Odfjell Drilling Spuds First Well at OKEA-operated License in North Sea
A rig managed by Odfjell Drilling has spudded the first well at a license operated by Norway’s oil and gas company OKEA in the northern part of the North Sea.
As disclosed by Rex International Holding, whose subsidiary Lime Petroleum is one of the partners in the PL740 Bestla license, the first of two production wells was spudded on August 4, 2025. The Bestla field is estimated to contain 24 million barrels of oil equivalent gross in recoverable reserves.

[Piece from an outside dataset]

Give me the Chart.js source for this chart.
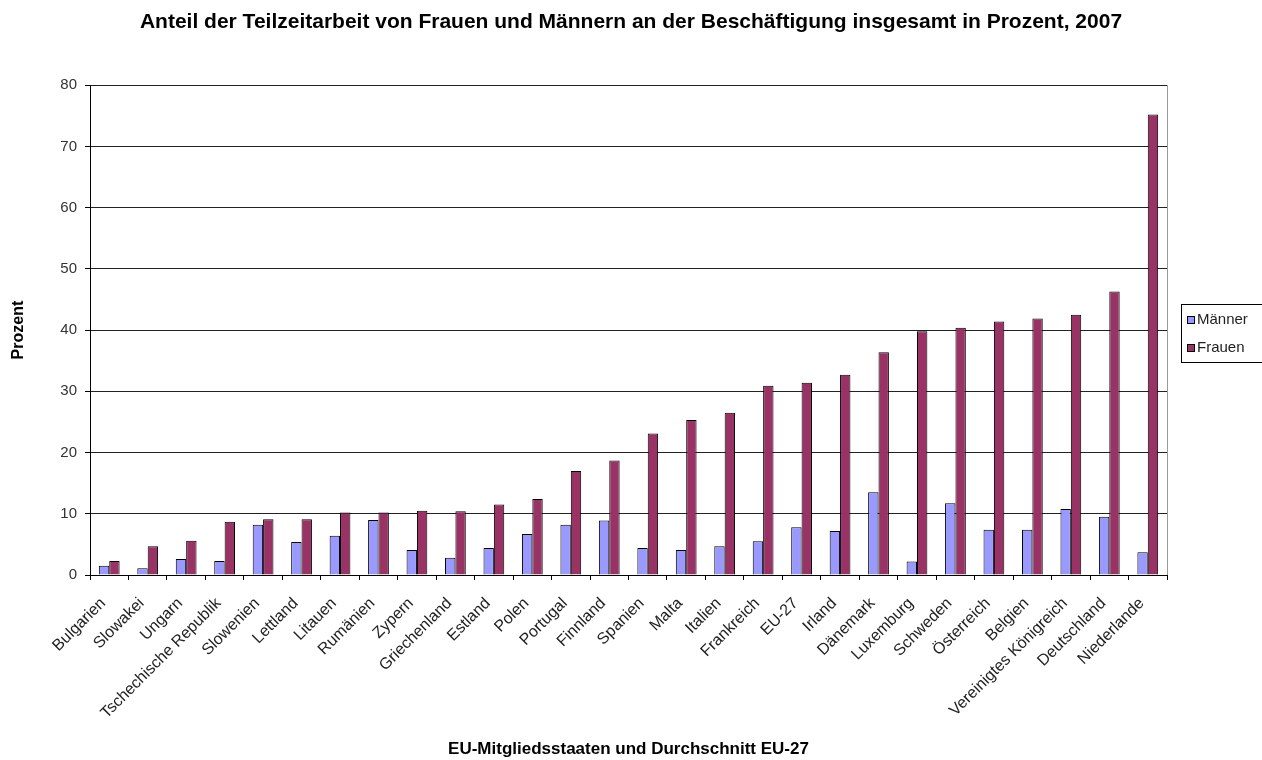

Bestla is being developed as a two-well subsea tie-back to the Brage field, situated 13 kilometers away. The Brage platform will serve as the host facility for production, processing, and export, with first oil expected in early 2027.
The well is being drilled by the rig Deepsea Yantai from the Bestla subsea template, which was installed in early June 2025, followed by another subsea template installation in July. OKEA reported that the rig was on its way to the location last week.
Lars B. Hübert, Chief Executive Officer of Lime, said: “The Bestla development is exemplary in the use of standard solutions, well-proven technology, and close cooperation with strategic partners. With a project breakeven at around US$40 per barrel, the development is an efficient and cost-effective one, which is all the more important against volatility in oil prices amid the current geopolitical situation.”
The NOK6.3 billion, or approximately $571 million, plan for development and operation (PDO) for the Bestla field was officially submitted to the Norway Ministry of Energy in April 2024 and approved in November 2024.
OKEA ASA is the operator for both the Bestla and Brage fields, holding a 39.2% interest in PL740, with DNO Norge (39.2%), Lime Petroleum (17 %), and M Vest Energy (4.4%) as partners.
The Brage Unit partnership comprises OKEA as the operator and 35.2% holder, Lime Petroleum (33.8%), DNO Norge (14.2%), Petrolia Noco (12.2%), and M Vest Energy (4.4%).